WRITTEN TASK: Please return nothing but the lines between the line holding "Write the TikZ code for this diagram." and the line holding "(effA) at (185,851)", both ends included, without the pictures.

— BEGIN —

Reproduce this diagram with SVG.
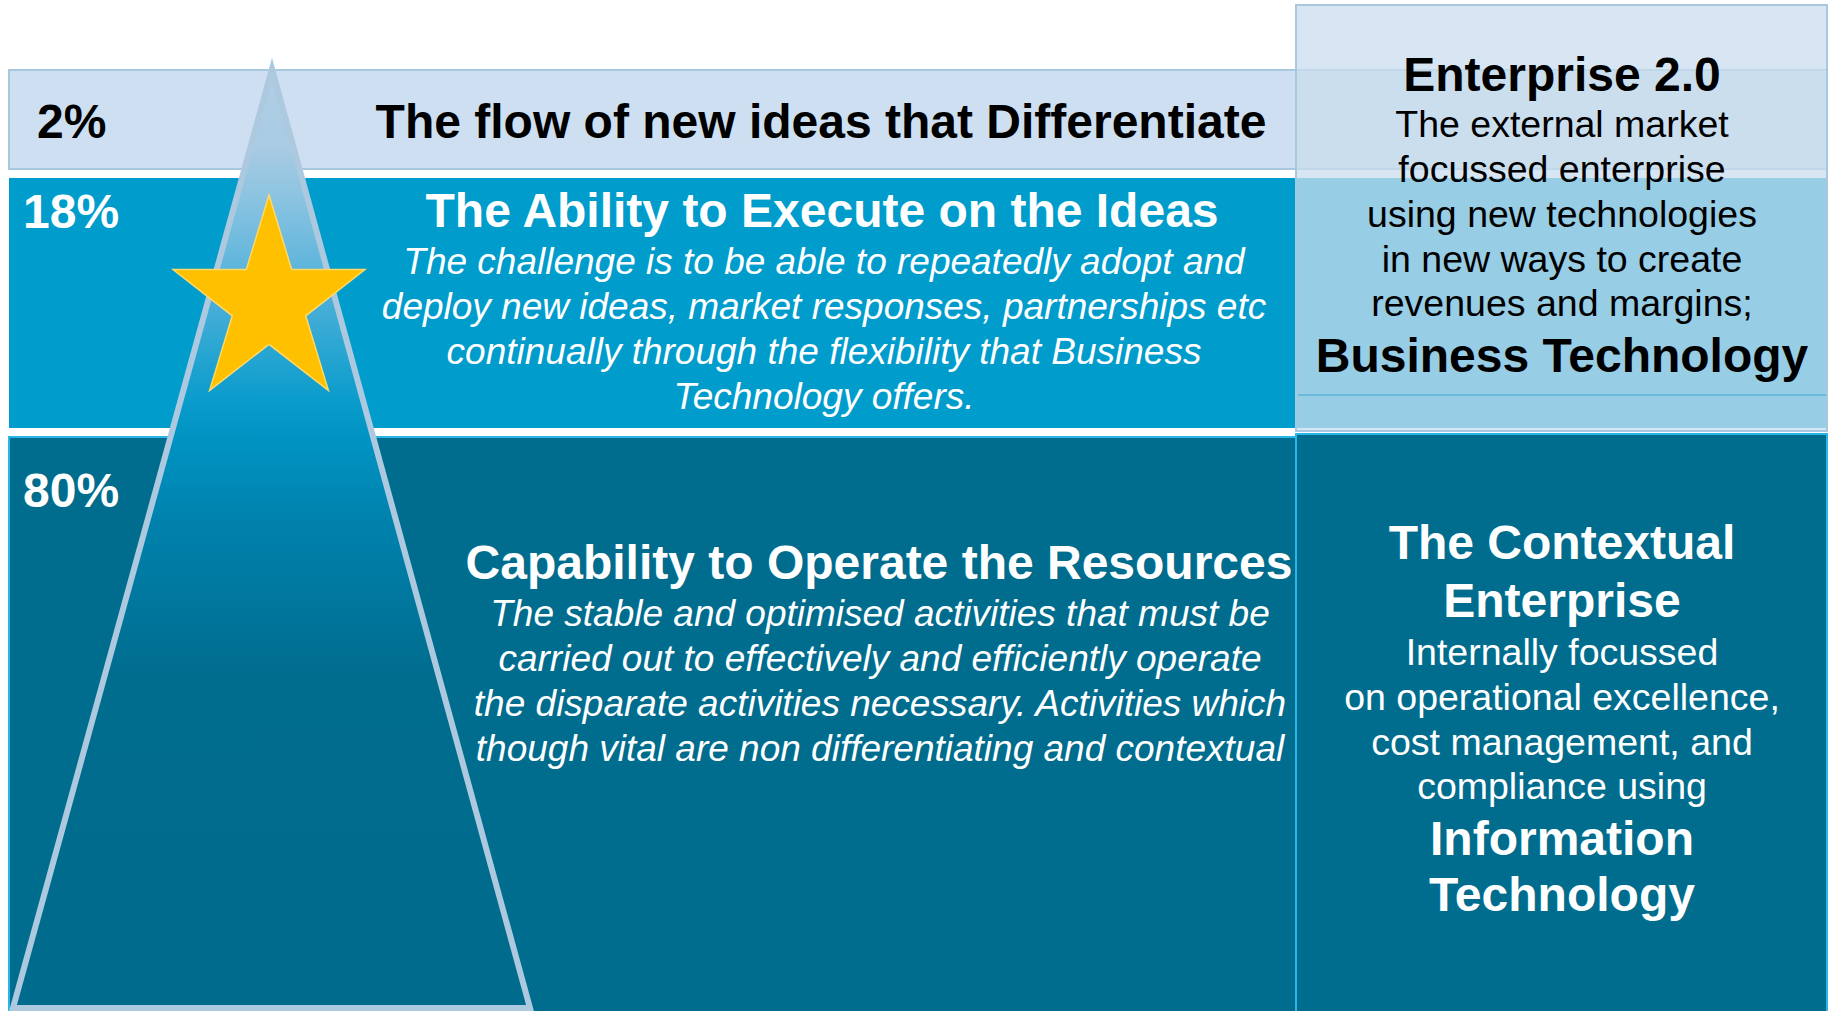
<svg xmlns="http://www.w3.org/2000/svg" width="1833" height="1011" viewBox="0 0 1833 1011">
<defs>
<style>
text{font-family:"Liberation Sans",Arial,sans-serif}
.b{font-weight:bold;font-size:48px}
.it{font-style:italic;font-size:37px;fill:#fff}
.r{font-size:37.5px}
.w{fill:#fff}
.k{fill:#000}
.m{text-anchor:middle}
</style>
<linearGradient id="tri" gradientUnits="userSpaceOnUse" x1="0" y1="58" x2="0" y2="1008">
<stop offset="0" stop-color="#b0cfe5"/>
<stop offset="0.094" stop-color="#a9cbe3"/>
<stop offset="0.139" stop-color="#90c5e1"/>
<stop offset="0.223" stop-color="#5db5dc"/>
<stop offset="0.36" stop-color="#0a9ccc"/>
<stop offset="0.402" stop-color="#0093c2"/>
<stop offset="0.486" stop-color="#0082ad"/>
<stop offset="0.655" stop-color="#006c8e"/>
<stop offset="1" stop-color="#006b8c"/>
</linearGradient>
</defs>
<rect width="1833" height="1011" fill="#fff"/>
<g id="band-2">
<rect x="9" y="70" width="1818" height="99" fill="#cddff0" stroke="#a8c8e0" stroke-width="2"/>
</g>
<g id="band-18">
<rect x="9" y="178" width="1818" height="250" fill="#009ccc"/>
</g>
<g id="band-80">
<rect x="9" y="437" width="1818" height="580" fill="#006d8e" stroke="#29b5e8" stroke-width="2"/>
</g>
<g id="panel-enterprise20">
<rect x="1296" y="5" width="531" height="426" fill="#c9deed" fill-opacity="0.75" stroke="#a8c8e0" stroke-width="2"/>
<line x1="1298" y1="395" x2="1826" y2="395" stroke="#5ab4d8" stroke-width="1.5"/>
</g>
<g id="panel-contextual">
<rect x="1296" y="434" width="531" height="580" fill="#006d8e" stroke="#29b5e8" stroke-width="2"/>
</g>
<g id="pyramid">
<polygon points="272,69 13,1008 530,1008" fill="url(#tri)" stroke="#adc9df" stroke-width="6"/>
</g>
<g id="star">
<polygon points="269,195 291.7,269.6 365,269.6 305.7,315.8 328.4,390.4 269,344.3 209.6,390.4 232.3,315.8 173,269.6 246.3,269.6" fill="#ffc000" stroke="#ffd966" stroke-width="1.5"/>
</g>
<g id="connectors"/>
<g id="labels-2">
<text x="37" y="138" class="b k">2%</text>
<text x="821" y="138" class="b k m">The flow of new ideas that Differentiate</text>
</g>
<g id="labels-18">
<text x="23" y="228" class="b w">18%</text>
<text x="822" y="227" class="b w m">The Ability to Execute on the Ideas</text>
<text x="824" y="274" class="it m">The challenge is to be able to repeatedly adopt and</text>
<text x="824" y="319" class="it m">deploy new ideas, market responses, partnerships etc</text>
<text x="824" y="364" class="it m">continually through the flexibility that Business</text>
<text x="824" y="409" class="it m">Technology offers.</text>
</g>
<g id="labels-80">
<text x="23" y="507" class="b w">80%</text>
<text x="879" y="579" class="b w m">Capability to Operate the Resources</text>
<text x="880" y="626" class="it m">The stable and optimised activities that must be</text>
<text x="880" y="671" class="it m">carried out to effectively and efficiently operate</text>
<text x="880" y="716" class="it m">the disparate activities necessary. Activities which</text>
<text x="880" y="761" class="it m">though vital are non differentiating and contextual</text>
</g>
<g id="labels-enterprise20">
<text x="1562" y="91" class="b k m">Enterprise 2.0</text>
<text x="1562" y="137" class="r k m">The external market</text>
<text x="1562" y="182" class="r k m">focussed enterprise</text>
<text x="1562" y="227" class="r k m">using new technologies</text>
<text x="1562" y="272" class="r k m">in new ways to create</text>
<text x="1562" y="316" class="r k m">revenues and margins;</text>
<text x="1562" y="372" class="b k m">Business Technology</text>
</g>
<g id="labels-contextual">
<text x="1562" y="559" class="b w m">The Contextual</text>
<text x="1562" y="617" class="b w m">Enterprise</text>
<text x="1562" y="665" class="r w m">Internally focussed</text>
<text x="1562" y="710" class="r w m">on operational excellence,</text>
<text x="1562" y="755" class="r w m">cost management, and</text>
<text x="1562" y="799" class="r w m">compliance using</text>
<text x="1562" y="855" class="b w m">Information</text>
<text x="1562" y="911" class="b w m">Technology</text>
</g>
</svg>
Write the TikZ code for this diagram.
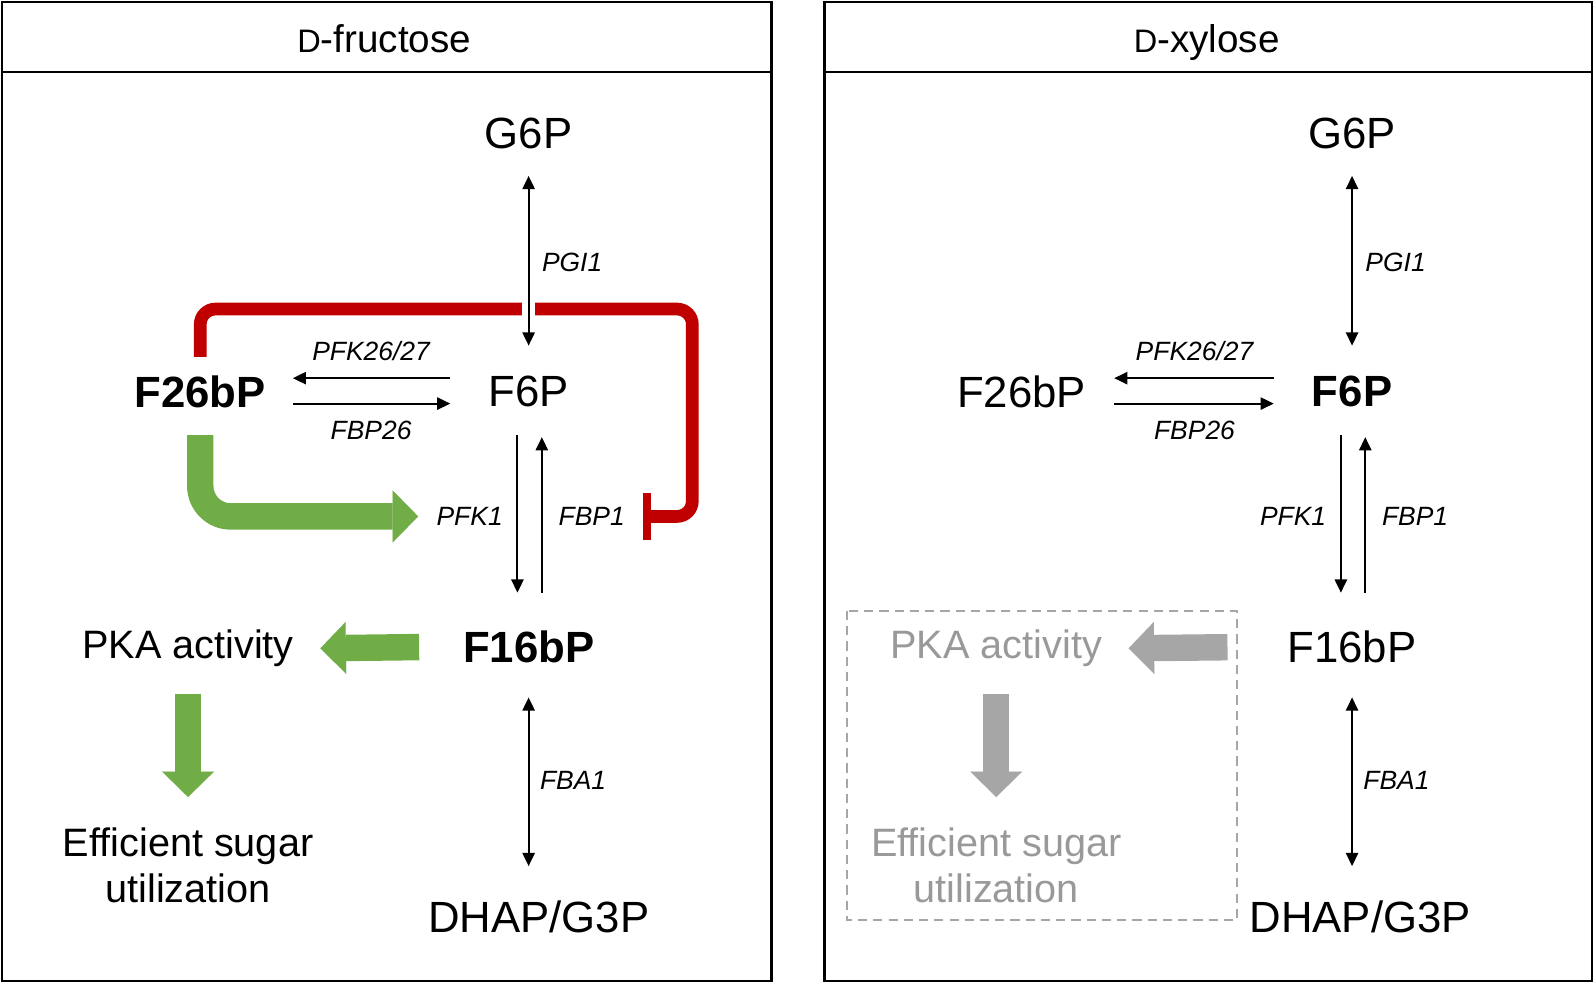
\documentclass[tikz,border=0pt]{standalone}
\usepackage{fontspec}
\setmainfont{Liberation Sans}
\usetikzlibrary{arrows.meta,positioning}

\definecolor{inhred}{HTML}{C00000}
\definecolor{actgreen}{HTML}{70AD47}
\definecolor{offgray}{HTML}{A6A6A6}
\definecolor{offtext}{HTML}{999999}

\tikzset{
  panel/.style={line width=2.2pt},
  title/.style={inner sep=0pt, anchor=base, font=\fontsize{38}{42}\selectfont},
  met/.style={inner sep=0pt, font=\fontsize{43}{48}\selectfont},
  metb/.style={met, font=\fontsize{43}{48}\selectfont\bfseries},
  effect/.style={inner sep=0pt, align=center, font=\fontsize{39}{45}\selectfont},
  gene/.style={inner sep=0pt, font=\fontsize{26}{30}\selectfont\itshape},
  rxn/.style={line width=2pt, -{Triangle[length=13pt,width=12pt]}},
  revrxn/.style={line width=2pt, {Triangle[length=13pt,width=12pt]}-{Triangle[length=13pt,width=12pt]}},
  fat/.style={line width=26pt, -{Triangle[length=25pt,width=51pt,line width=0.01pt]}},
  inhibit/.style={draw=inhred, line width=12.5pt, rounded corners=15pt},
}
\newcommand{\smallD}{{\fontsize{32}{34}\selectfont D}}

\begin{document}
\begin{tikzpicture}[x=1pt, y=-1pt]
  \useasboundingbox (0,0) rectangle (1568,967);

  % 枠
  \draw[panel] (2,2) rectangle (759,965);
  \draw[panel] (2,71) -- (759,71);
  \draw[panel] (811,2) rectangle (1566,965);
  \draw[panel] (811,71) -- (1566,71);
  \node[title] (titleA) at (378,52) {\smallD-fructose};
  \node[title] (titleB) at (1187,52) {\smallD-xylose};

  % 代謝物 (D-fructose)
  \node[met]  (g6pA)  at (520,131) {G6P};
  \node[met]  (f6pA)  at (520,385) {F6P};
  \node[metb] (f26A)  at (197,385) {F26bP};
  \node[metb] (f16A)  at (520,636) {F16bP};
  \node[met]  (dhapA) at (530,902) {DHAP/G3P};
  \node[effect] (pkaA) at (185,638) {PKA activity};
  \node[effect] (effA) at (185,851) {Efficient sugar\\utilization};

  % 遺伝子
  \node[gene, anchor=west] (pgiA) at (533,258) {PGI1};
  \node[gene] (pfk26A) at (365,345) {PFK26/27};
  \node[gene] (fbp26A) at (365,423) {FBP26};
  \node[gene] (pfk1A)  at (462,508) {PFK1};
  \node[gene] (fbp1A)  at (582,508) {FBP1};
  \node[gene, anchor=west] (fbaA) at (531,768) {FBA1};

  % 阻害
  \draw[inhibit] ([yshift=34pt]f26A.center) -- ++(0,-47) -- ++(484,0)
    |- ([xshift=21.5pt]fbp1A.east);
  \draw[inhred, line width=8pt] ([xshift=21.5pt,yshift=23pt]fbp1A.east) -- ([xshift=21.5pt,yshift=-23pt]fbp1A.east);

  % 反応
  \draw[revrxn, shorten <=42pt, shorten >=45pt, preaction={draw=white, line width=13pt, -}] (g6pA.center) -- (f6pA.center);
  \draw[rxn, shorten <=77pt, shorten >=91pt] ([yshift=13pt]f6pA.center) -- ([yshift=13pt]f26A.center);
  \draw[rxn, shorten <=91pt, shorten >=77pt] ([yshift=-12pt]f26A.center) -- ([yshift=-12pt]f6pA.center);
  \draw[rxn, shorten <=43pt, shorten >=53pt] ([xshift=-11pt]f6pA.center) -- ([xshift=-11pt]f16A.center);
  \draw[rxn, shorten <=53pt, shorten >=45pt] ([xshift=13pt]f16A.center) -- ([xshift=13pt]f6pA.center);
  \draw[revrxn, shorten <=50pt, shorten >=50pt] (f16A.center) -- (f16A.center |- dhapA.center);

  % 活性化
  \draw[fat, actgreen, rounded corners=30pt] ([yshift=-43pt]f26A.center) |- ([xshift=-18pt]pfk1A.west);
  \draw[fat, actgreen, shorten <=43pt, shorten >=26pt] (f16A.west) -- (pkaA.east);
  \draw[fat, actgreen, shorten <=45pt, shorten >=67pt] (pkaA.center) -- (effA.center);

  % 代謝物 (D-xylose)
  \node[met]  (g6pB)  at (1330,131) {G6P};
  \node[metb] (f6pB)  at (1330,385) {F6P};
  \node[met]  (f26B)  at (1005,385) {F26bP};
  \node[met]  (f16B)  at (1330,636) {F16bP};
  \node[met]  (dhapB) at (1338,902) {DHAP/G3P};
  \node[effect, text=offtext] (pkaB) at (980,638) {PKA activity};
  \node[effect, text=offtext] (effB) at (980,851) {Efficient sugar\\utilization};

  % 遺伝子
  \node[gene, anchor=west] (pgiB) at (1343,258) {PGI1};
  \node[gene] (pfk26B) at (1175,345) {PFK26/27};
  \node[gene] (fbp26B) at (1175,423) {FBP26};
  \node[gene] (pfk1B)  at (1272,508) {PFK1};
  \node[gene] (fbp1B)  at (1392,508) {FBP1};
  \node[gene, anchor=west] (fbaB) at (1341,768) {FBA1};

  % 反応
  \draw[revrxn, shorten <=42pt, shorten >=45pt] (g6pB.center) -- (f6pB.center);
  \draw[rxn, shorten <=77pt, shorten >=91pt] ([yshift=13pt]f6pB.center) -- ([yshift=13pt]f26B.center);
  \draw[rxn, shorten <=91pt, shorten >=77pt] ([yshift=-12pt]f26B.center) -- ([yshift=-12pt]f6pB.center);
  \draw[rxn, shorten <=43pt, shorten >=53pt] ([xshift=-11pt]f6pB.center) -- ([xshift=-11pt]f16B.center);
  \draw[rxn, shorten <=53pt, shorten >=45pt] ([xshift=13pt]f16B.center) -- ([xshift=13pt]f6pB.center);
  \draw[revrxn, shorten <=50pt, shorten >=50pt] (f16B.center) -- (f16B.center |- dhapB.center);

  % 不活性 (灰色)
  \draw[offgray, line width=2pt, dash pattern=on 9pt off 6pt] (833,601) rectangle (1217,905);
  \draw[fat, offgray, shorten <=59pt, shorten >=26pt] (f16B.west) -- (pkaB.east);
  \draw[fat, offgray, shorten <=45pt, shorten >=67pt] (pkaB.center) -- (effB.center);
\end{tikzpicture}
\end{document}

— END —

FINISHED ANSWER:
Write the TikZ code for this diagram.
\documentclass[tikz,border=0pt]{standalone}
\usepackage{fontspec}
\setmainfont{Liberation Sans}
\usetikzlibrary{arrows.meta,positioning}

\definecolor{inhred}{HTML}{C00000}
\definecolor{actgreen}{HTML}{70AD47}
\definecolor{offgray}{HTML}{A6A6A6}
\definecolor{offtext}{HTML}{999999}

\tikzset{
  panel/.style={line width=2.2pt},
  title/.style={inner sep=0pt, anchor=base, font=\fontsize{38}{42}\selectfont},
  met/.style={inner sep=0pt, font=\fontsize{43}{48}\selectfont},
  metb/.style={met, font=\fontsize{43}{48}\selectfont\bfseries},
  effect/.style={inner sep=0pt, align=center, font=\fontsize{39}{45}\selectfont},
  gene/.style={inner sep=0pt, font=\fontsize{26}{30}\selectfont\itshape},
  rxn/.style={line width=2pt, -{Triangle[length=13pt,width=12pt]}},
  revrxn/.style={line width=2pt, {Triangle[length=13pt,width=12pt]}-{Triangle[length=13pt,width=12pt]}},
  fat/.style={line width=26pt, -{Triangle[length=25pt,width=51pt,line width=0.01pt]}},
  inhibit/.style={draw=inhred, line width=12.5pt, rounded corners=15pt},
}
\newcommand{\smallD}{{\fontsize{32}{34}\selectfont D}}

\begin{document}
\begin{tikzpicture}[x=1pt, y=-1pt]
  \useasboundingbox (0,0) rectangle (1568,967);

  % 枠
  \draw[panel] (2,2) rectangle (759,965);
  \draw[panel] (2,71) -- (759,71);
  \draw[panel] (811,2) rectangle (1566,965);
  \draw[panel] (811,71) -- (1566,71);
  \node[title] (titleA) at (378,52) {\smallD-fructose};
  \node[title] (titleB) at (1187,52) {\smallD-xylose};

  % 代謝物 (D-fructose)
  \node[met]  (g6pA)  at (520,131) {G6P};
  \node[met]  (f6pA)  at (520,385) {F6P};
  \node[metb] (f26A)  at (197,385) {F26bP};
  \node[metb] (f16A)  at (520,636) {F16bP};
  \node[met]  (dhapA) at (530,902) {DHAP/G3P};
  \node[effect] (pkaA) at (185,638) {PKA activity};
  \node[effect] (effA) at (185,851) {Efficient sugar\\utilization};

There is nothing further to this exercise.